══ Listed records

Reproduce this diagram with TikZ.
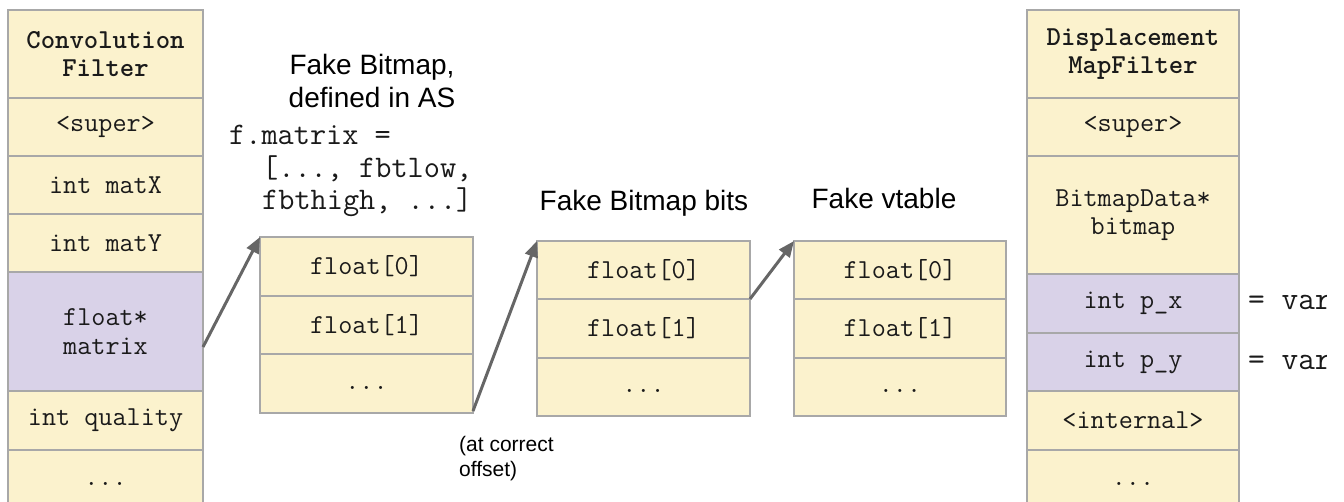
\documentclass[tikz,border=0pt]{standalone}
\usepackage{fontspec}
\setmainfont{Liberation Sans}
\usetikzlibrary{arrows.meta}
\definecolor{yel}{HTML}{FBF2CD}
\definecolor{pur}{HTML}{D9D2E8}
\definecolor{bord}{HTML}{A8A8A8}
\definecolor{arr}{HTML}{666666}
\definecolor{ink}{HTML}{1A1A1A}
\tikzset{
  cell/.style={draw=bord, line width=1.5bp, fill=yel, inner sep=0pt, outer sep=0pt,
    align=center, text=ink, font=\ttfamily\fontsize{27.4bp}{28.5bp}\selectfont},
  pcell/.style={cell, fill=pur},
  hcell/.style={cell, font=\ttfamily\bfseries\fontsize{27.4bp}{28.5bp}\selectfont},
  lcol/.style={minimum width=195bp},
  rcol/.style={minimum width=212bp},
  mcol/.style={minimum width=213bp},
  title/.style={inner sep=0pt, align=center, text=black, font=\fontsize{28bp}{33bp}\selectfont},
  note/.style={inner sep=0pt, align=left, text=black, font=\fontsize{21bp}{25bp}\selectfont},
  codetext/.style={inner sep=0pt, align=left, text=ink, font=\ttfamily\fontsize{31.4bp}{32.5bp}\selectfont},
  ptr/.style={draw=arr, line width=3bp, -{Triangle[length=16bp,width=13bp]}}
}
\begin{document}
\begin{tikzpicture}[x=1bp,y=-1bp]
\useasboundingbox (0,0) rectangle (1344,502);
\fill[white] (0,0) rectangle (1344,502);

% ConvolutionFilter column
\node[hcell, lcol, minimum height=88bp] (Lh) at (105.5,54) {Convolution\\Filter};
\node[cell, lcol, minimum height=58bp] (Lsup) at (105.5,127) {<super>};
\node[cell, lcol, minimum height=58bp] (LmatX) at (105.5,185) {int matX};
\node[cell, lcol, minimum height=58bp] (LmatY) at (105.5,243) {int matY};
\node[pcell, lcol, minimum height=119bp] (Lmat) at (105.5,331.5) {float*\\matrix};
\node[cell, lcol, minimum height=59bp] (Lq) at (105.5,420.5) {int quality};
\node[cell, lcol, minimum height=60bp] (Ld) at (105.5,480) {\strut...};

% DisplacementMapFilter column
\node[hcell, rcol, minimum height=88bp] (Rh) at (1133,54) {Displacement\\MapFilter};
\node[cell, rcol, minimum height=58bp] (Rsup) at (1133,127) {<super>};
\node[cell, rcol, minimum height=118bp] (Rbmp) at (1133,215) {BitmapData*\\bitmap};
\node[pcell, rcol, minimum height=59bp] (Rpx) at (1133,303.5) {int p\_x};
\node[pcell, rcol, minimum height=58bp] (Rpy) at (1133,362) {int p\_y};
\node[cell, rcol, minimum height=59bp] (Rint) at (1133,420.5) {<internal>};
\node[cell, rcol, minimum height=60bp] (Rd) at (1133,480) {\strut...};

% Fake Bitmap
\node[cell, mcol, minimum height=59bp] (F0) at (366.5,266.5) {float[0]};
\node[cell, mcol, minimum height=58bp] (F1) at (366.5,325) {float[1]};
\node[cell, mcol, minimum height=59bp] (F2) at (366.5,383.5) {\strut...};

% Fake Bitmap bits
\node[cell, mcol, minimum height=58bp] (B0) at (643.5,270) {float[0]};
\node[cell, mcol, minimum height=59bp] (B1) at (643.5,328.5) {float[1]};
\node[cell, mcol, minimum height=58bp] (B2) at (643.5,387) {\strut...};

% Fake vtable
\node[cell, rcol, minimum height=58bp] (V0) at (900,270) {float[0]};
\node[cell, rcol, minimum height=59bp] (V1) at (900,328.5) {float[1]};
\node[cell, rcol, minimum height=58bp] (V2) at (900,387) {\strut...};

% labels
\node[title] (tF) at (372,80.5) {Fake Bitmap,\\defined in AS};
\node[codetext, anchor=west] (code) at (229,171) {f.matrix =\\\hspace*{1.05em}[..., fbtlow,\\\hspace*{1.05em}fbthigh, ...]};
\node[title] (tB) at (644,203.5) {Fake Bitmap bits};
\node[title] (tV) at (884,198) {Fake vtable};
\node[note, anchor=west] (off) at (459,458.5) {(at correct\\offset)};

\begin{scope}
\clip (0,0) rectangle (1326,502);
\node[codetext, font=\ttfamily\fontsize{32.4bp}{33bp}\selectfont, anchor=west] (vx) at (1248,302) {= var};
\node[codetext, font=\ttfamily\fontsize{32.4bp}{33bp}\selectfont, anchor=west] (vy) at (1248,362) {= var};
\end{scope}

% pointers
\draw[ptr] ([yshift=-15.5bp]Lmat.east) -- (F0.north west);
\draw[ptr] ([yshift=2bp]F2.south east) -- (B0.north west);
\draw[ptr] (B0.south east) -- (V0.north west);
\end{tikzpicture}
\end{document}
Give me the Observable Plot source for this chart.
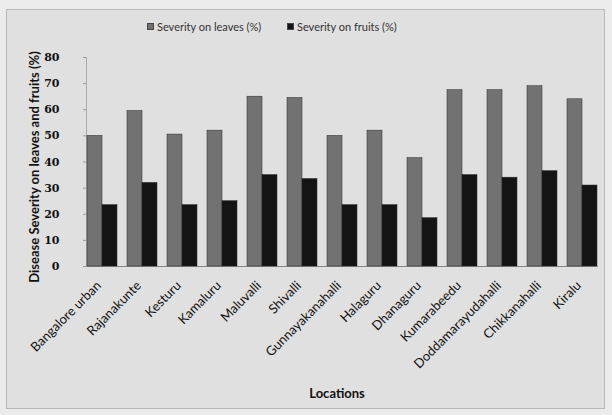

════

[Required task] Omit any images, then output the listing exactly.

[Problem solution]
Reproduce this diagram with TikZ.
\documentclass[tikz,border=0pt]{standalone}
\usepackage{fontspec}
\setmainfont{Liberation Sans}
\usetikzlibrary{arrows.meta}
\definecolor{yel}{HTML}{FBF2CD}
\definecolor{pur}{HTML}{D9D2E8}
\definecolor{bord}{HTML}{A8A8A8}
\definecolor{arr}{HTML}{666666}
\definecolor{ink}{HTML}{1A1A1A}
\tikzset{
  cell/.style={draw=bord, line width=1.5bp, fill=yel, inner sep=0pt, outer sep=0pt,
    align=center, text=ink, font=\ttfamily\fontsize{27.4bp}{28.5bp}\selectfont},
  pcell/.style={cell, fill=pur},
  hcell/.style={cell, font=\ttfamily\bfseries\fontsize{27.4bp}{28.5bp}\selectfont},
  lcol/.style={minimum width=195bp},
  rcol/.style={minimum width=212bp},
  mcol/.style={minimum width=213bp},
  title/.style={inner sep=0pt, align=center, text=black, font=\fontsize{28bp}{33bp}\selectfont},
  note/.style={inner sep=0pt, align=left, text=black, font=\fontsize{21bp}{25bp}\selectfont},
  codetext/.style={inner sep=0pt, align=left, text=ink, font=\ttfamily\fontsize{31.4bp}{32.5bp}\selectfont},
  ptr/.style={draw=arr, line width=3bp, -{Triangle[length=16bp,width=13bp]}}
}
\begin{document}
\begin{tikzpicture}[x=1bp,y=-1bp]
\useasboundingbox (0,0) rectangle (1344,502);
\fill[white] (0,0) rectangle (1344,502);

% ConvolutionFilter column
\node[hcell, lcol, minimum height=88bp] (Lh) at (105.5,54) {Convolution\\Filter};
\node[cell, lcol, minimum height=58bp] (Lsup) at (105.5,127) {<super>};
\node[cell, lcol, minimum height=58bp] (LmatX) at (105.5,185) {int matX};
\node[cell, lcol, minimum height=58bp] (LmatY) at (105.5,243) {int matY};
\node[pcell, lcol, minimum height=119bp] (Lmat) at (105.5,331.5) {float*\\matrix};
\node[cell, lcol, minimum height=59bp] (Lq) at (105.5,420.5) {int quality};
\node[cell, lcol, minimum height=60bp] (Ld) at (105.5,480) {\strut...};

% DisplacementMapFilter column
\node[hcell, rcol, minimum height=88bp] (Rh) at (1133,54) {Displacement\\MapFilter};
\node[cell, rcol, minimum height=58bp] (Rsup) at (1133,127) {<super>};
\node[cell, rcol, minimum height=118bp] (Rbmp) at (1133,215) {BitmapData*\\bitmap};
\node[pcell, rcol, minimum height=59bp] (Rpx) at (1133,303.5) {int p\_x};
\node[pcell, rcol, minimum height=58bp] (Rpy) at (1133,362) {int p\_y};
\node[cell, rcol, minimum height=59bp] (Rint) at (1133,420.5) {<internal>};
\node[cell, rcol, minimum height=60bp] (Rd) at (1133,480) {\strut...};

% Fake Bitmap
\node[cell, mcol, minimum height=59bp] (F0) at (366.5,266.5) {float[0]};
\node[cell, mcol, minimum height=58bp] (F1) at (366.5,325) {float[1]};
\node[cell, mcol, minimum height=59bp] (F2) at (366.5,383.5) {\strut...};

% Fake Bitmap bits
\node[cell, mcol, minimum height=58bp] (B0) at (643.5,270) {float[0]};
\node[cell, mcol, minimum height=59bp] (B1) at (643.5,328.5) {float[1]};
\node[cell, mcol, minimum height=58bp] (B2) at (643.5,387) {\strut...};

% Fake vtable
\node[cell, rcol, minimum height=58bp] (V0) at (900,270) {float[0]};
\node[cell, rcol, minimum height=59bp] (V1) at (900,328.5) {float[1]};
\node[cell, rcol, minimum height=58bp] (V2) at (900,387) {\strut...};

% labels
\node[title] (tF) at (372,80.5) {Fake Bitmap,\\defined in AS};
\node[codetext, anchor=west] (code) at (229,171) {f.matrix =\\\hspace*{1.05em}[..., fbtlow,\\\hspace*{1.05em}fbthigh, ...]};
\node[title] (tB) at (644,203.5) {Fake Bitmap bits};
\node[title] (tV) at (884,198) {Fake vtable};
\node[note, anchor=west] (off) at (459,458.5) {(at correct\\offset)};

\begin{scope}
\clip (0,0) rectangle (1326,502);
\node[codetext, font=\ttfamily\fontsize{32.4bp}{33bp}\selectfont, anchor=west] (vx) at (1248,302) {= var};
\node[codetext, font=\ttfamily\fontsize{32.4bp}{33bp}\selectfont, anchor=west] (vy) at (1248,362) {= var};
\end{scope}

% pointers
\draw[ptr] ([yshift=-15.5bp]Lmat.east) -- (F0.north west);
\draw[ptr] ([yshift=2bp]F2.south east) -- (B0.north west);
\draw[ptr] (B0.south east) -- (V0.north west);
\end{tikzpicture}
\end{document}
Give me the Observable Plot source for this chart.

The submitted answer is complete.